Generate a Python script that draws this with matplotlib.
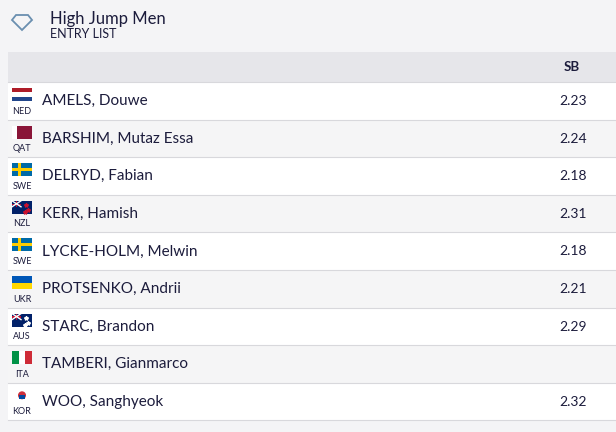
import matplotlib.pyplot as plt
from matplotlib.patches import Rectangle, Polygon

names = ["AMELS, Douwe", "BARSHIM, Mutaz Essa", "DELRYD, Fabian", "KERR, Hamish",
         "LYCKE-HOLM, Melwin", "PROTSENKO, Andrii", "STARC, Brandon",
         "TAMBERI, Gianmarco", "WOO, Sanghyeok"]
countries = ["NED", "QAT", "SWE", "NZL", "SWE", "UKR", "AUS", "ITA", "KOR"]
sb = ["2.23", "2.24", "2.18", "2.31", "2.18", "2.21", "2.29", "", "2.32"]

plt.rcParams['font.family'] = ['Lato', 'DejaVu Sans']
TXT = "#1c1c3c"

fig = plt.figure(figsize=(6.16, 4.32), dpi=100)
fig.patch.set_facecolor("#f4f4f6")
ax = fig.add_axes([0, 0, 1, 1])
ax.set_xlim(0, 616)
ax.set_ylim(432, 0)
ax.axis("off")

# logo
ax.add_patch(Polygon([[12, 20], [16, 15], [28, 15], [32, 20], [22, 30]], closed=True,
                     fill=False, ec="#6a8fb0", lw=1.3))
ax.text(50, 19, "High Jump Men", fontsize=12, color=TXT, va="center")
ax.text(50, 34, "ENTRY LIST", fontsize=9, color=TXT, va="center")

# header
ax.add_patch(Rectangle((8, 52), 608, 30, color="#e6e6ea", lw=0))
ax.text(572, 67, "SB", fontsize=9.5, color=TXT, ha="center", va="center", weight="bold")


def flag(code, x, y):
    w, h = 20, 13
    if code == "NED":
        for i, c in enumerate(["#ae1c28", "#ffffff", "#21468b"]):
            ax.add_patch(Rectangle((x, y + i * h / 3), w, h / 3, color=c, lw=0))
    elif code == "UKR":
        ax.add_patch(Rectangle((x, y), w, h / 2, color="#0057b7", lw=0))
        ax.add_patch(Rectangle((x, y + h / 2), w, h / 2, color="#ffd700", lw=0))
    elif code == "QAT":
        ax.add_patch(Rectangle((x, y), w, h, color="#8a1538", lw=0))
        ax.add_patch(Rectangle((x, y), 5, h, color="#ffffff", lw=0))
    elif code == "SWE":
        ax.add_patch(Rectangle((x, y), w, h, color="#006aa7", lw=0))
        ax.add_patch(Rectangle((x + 6, y), 3, h, color="#fecc00", lw=0))
        ax.add_patch(Rectangle((x, y + 5), w, 3, color="#fecc00", lw=0))
    elif code in ("NZL", "AUS"):
        ax.add_patch(Rectangle((x, y), w, h, color="#012169", lw=0))
        ax.plot([x, x + 9], [y, y + 6], color="#ffffff", lw=1)
        ax.plot([x, x + 9], [y + 6, y], color="#ffffff", lw=1)
        ax.add_patch(Rectangle((x + 4, y), 1.2, 6.5, color="#c8102e", lw=0))
        ax.add_patch(Rectangle((x, y + 2.7), 9, 1.2, color="#c8102e", lw=0))
        sc = "#c8102e" if code == "NZL" else "#ffffff"
        ax.plot([x + 14, x + 16, x + 13], [y + 4, y + 9, y + 11], "*", color=sc, ms=3)
    elif code == "ITA":
        for i, c in enumerate(["#009246", "#ffffff", "#ce2b37"]):
            ax.add_patch(Rectangle((x + i * w / 3, y), w / 3, h, color=c, lw=0))
    elif code == "KOR":
        ax.add_patch(Rectangle((x, y), w, h, color="#ffffff", lw=0))
        ax.add_patch(plt.Circle((x + w / 2, y + h / 2), 3.3, color="#cd2e3a"))
        ax.add_patch(Rectangle((x + w / 2 - 3.3, y + h / 2), 6.6, 3.3, color="#0047a0", lw=0))


row_h = 37.6
top = 82
for i, (n, c, s) in enumerate(zip(names, countries, sb)):
    y0 = top + i * row_h
    ax.add_patch(Rectangle((8, y0), 608, row_h, color="#ffffff" if i % 2 == 0 else "#f5f5f6", lw=0))
    ax.plot([8, 616], [y0, y0], color="#d8d8dc", lw=0.8)
    flag(c, 12, y0 + 6)
    ax.text(22, y0 + 29, c, fontsize=6.5, color=TXT, ha="center", va="center")
    ax.text(42, y0 + 19, n, fontsize=11, color=TXT, va="center")
    ax.text(587, y0 + 19, s, fontsize=10, color=TXT, ha="right", va="center")
ax.plot([8, 616], [top + 9 * row_h] * 2, color="#d8d8dc", lw=0.8)

fig.savefig("out.png", dpi=100, facecolor=fig.get_facecolor())
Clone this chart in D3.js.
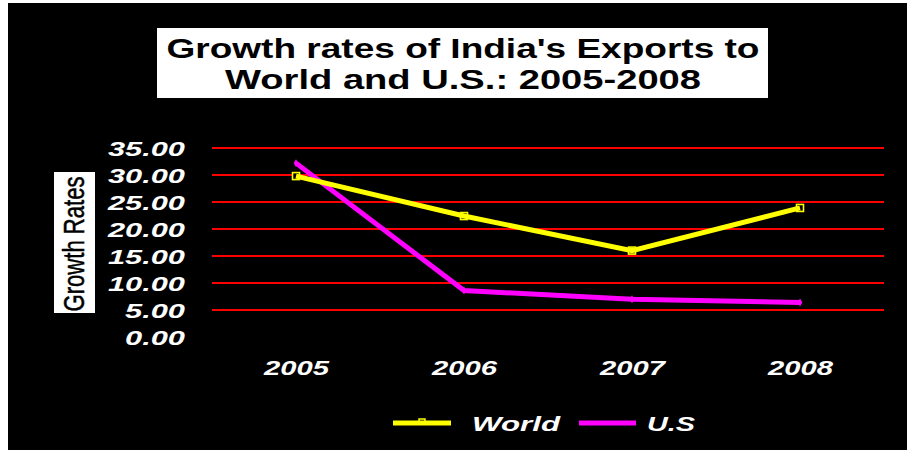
<!DOCTYPE html>
<html><head><meta charset="utf-8">
<script src="https://cdn.jsdelivr.net/npm/d3@7"></script>
<style>html,body{margin:0;padding:0;background:#fff;}svg{display:block;}</style>
</head><body>
<script>
const years = ["2005","2006","2007","2008"];
const worldValues = [29.8, 22.4, 16.0, 23.9];
const usValues = [32.2, 8.6, 7.0, 6.4];
const yTicks = [0,5,10,15,20,25,30,35];
const titleLines = ["Growth rates of India's Exports to","World and U.S.: 2005-2008"];
const yTitle = "Growth Rates";
const seriesNames = ["World","U.S"];

const W=907,H=450;
const svg=d3.select("body").append("svg").attr("width",W).attr("height",H);
svg.append("rect").attr("width",W).attr("height",H).attr("fill","#fff");
svg.append("rect").attr("x",8).attr("y",3).attr("width",W-8).attr("height",H-3).attr("fill","#000");

const x=d3.scalePoint().domain(years).range([212,884]).padding(0.5);
const y=d3.scaleLinear().domain([0,35]).range([337,148]);

// title
svg.append("rect").attr("x",157).attr("y",28).attr("width",611).attr("height",70).attr("fill","#fff");
const tl=[[58,593],[89,476]];
titleLines.forEach((t,i)=>{
  svg.append("text").attr("x",463).attr("y",tl[i][0]).attr("text-anchor","middle")
    .attr("font-family","Liberation Sans, Arial, sans-serif").attr("font-weight","bold").attr("font-size",27)
    .attr("textLength",tl[i][1]).attr("lengthAdjust","spacingAndGlyphs").attr("fill","#000").text(t);
});

// y title
svg.append("rect").attr("x",54).attr("y",172).attr("width",41).attr("height",141).attr("fill","#fff");
svg.append("text").attr("transform","translate(84,244) rotate(-90)").attr("text-anchor","middle")
  .attr("font-family","Liberation Sans Narrow, Liberation Sans, Arial, sans-serif").attr("font-size",29)
  .attr("stroke","#000").attr("stroke-width",0.5)
  .attr("textLength",135).attr("lengthAdjust","spacingAndGlyphs").attr("fill","#000").text(yTitle);

// gridlines
svg.append("g").selectAll("line").data(yTicks.filter(d=>d>0)).join("line")
  .attr("x1",212).attr("x2",884).attr("y1",d=>Math.round(y(d))).attr("y2",d=>Math.round(y(d)))
  .attr("stroke","#ff0000").attr("stroke-width",2);

// y axis labels
const yAxis=d3.axisLeft(y).tickValues(yTicks).tickFormat(d3.format(".2f")).tickSize(0).tickPadding(0);
const ya=svg.append("g").attr("transform","translate(185,0)").call(yAxis);
ya.select(".domain").remove();
ya.selectAll("text").attr("font-family","Liberation Sans, Arial, sans-serif").attr("font-weight","bold")
  .attr("font-style","italic").attr("font-size",20).attr("fill","#fff").attr("dy","0.36em")
  .attr("textLength",d=>d>=10?77:60).attr("lengthAdjust","spacingAndGlyphs");

// x axis labels
const xAxis=d3.axisBottom(x).tickSize(0).tickPadding(0);
const xa=svg.append("g").attr("transform","translate(0,360)").call(xAxis);
xa.select(".domain").remove();
xa.selectAll("text").attr("font-family","Liberation Sans, Arial, sans-serif").attr("font-weight","bold")
  .attr("font-style","italic").attr("font-size",20).attr("fill","#fff").attr("dy","0.75em")
  .attr("textLength",65).attr("lengthAdjust","spacingAndGlyphs");

// markers (under lines)
svg.append("g").selectAll("rect").data(worldValues).join("rect")
  .attr("x",(d,i)=>x(years[i])-3.5).attr("y",d=>y(d)-3.5).attr("width",7).attr("height",7)
  .attr("fill","#000").attr("stroke","#ffff00").attr("stroke-width",1.6);
svg.append("g").selectAll("path").data(usValues).join("path")
  .attr("d",d3.symbol(d3.symbolDiamond,18)).attr("transform",(d,i)=>`translate(${x(years[i])},${y(d)})`)
  .attr("fill","#ff00ff");

const line=d3.line().x((d,i)=>x(years[i])).y(d=>y(d));
svg.append("path").datum(usValues).attr("d",line).attr("fill","none").attr("stroke","#ff00ff").attr("stroke-width",5);
svg.append("path").datum(worldValues).attr("d",line).attr("fill","none").attr("stroke","#ffff00").attr("stroke-width",5);

// legend
const lg=[{x1:393,x2:451,tx:472,tl:88,c:"#ffff00"},{x1:579,x2:636,tx:647,tl:48,c:"#ff00ff"}];
lg.forEach((l,i)=>{
  if(i===0) svg.append("rect").attr("x",(l.x1+l.x2)/2-3).attr("y",419).attr("width",6).attr("height",5).attr("fill","#000").attr("stroke",l.c).attr("stroke-width",1.5);
  svg.append("line").attr("x1",l.x1).attr("x2",l.x2).attr("y1",423).attr("y2",423).attr("stroke",l.c).attr("stroke-width",5);
  svg.append("text").attr("x",l.tx).attr("y",431).attr("font-family","Liberation Sans, Arial, sans-serif")
    .attr("font-weight","bold").attr("font-style","italic").attr("font-size",21).attr("fill","#fff")
    .attr("textLength",l.tl).attr("lengthAdjust","spacingAndGlyphs").text(seriesNames[i]);
});
</script>
</body></html>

══════════════════════════════

*EXERCISE OBJECTIVE*: Everything from the first line of the records through the line containing "from matplotlib.patches import" should be reproduced exactly, apart from the pictures.

*FINAL RESULT*:
Generate a Python script that draws this with matplotlib.
import matplotlib.pyplot as plt
from matplotlib.patches import Rectangle, Polygon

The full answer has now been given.